Horticultural growers, led by IFA President Tim Cullinan, were protesting outside Leinster House in Dublin on Wednesday, October 13. The protest highlighted the ongoing challenges around harvesting horticultural peat and its central role in the sector.
The matter will be raised in the Senate on October 14, where Senators will question the logic of importing peat when it could be sourced locally.
“We held a protest on this issue last July, but since then, this Government has done nothing to resolve this disastrous situation. The Ministers in charge have abandoned horticulture growers,” said Tim Cullinan.
“We fully appreciate the environmental importance of peatlands and the need to look at alternative substrates for use in the horticulture sector. However, there is currently no viable alternative to peat for the majority of operators in the commercial horticulture sector,” he said.
Last month, some 3,600 tonnes of horticultural peat arrived from Latvia into Drogheda Port, despite a Government announcement after IFA’s peat protest in July that a ‘stockpile’ of peat had been secured for the sector. This will be the first of many shipments.

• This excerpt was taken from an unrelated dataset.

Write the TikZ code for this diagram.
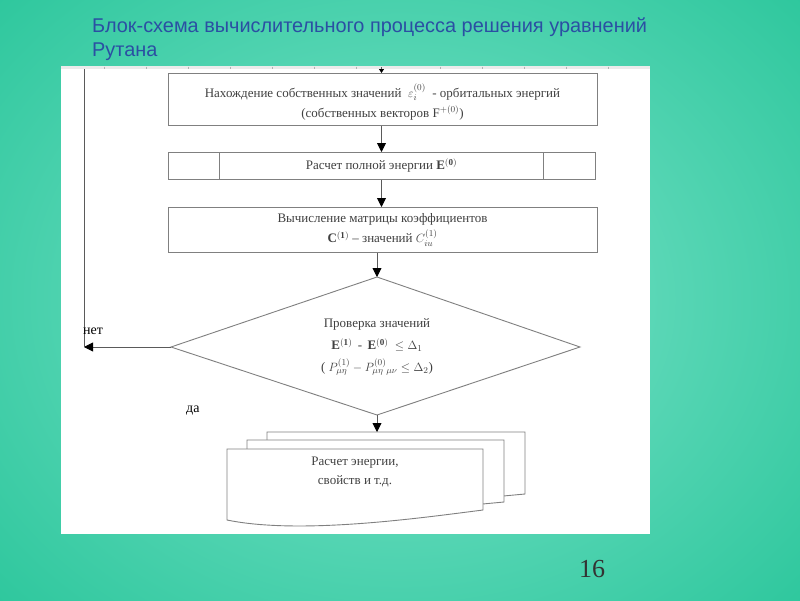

“It seems to us that what Minister Hackett is most interested in is “window-dressing” for Green Party voters. It appears that creating an unanticipated environmental issue elsewhere is not important, as long as peat harvesting is no longer taking place in Ireland. The importation of peat will increase the environmental footprint of Irish growers while placing them at a severe competitive disadvantage,” said Paul Brophy, IFA National Horticulture Chairman.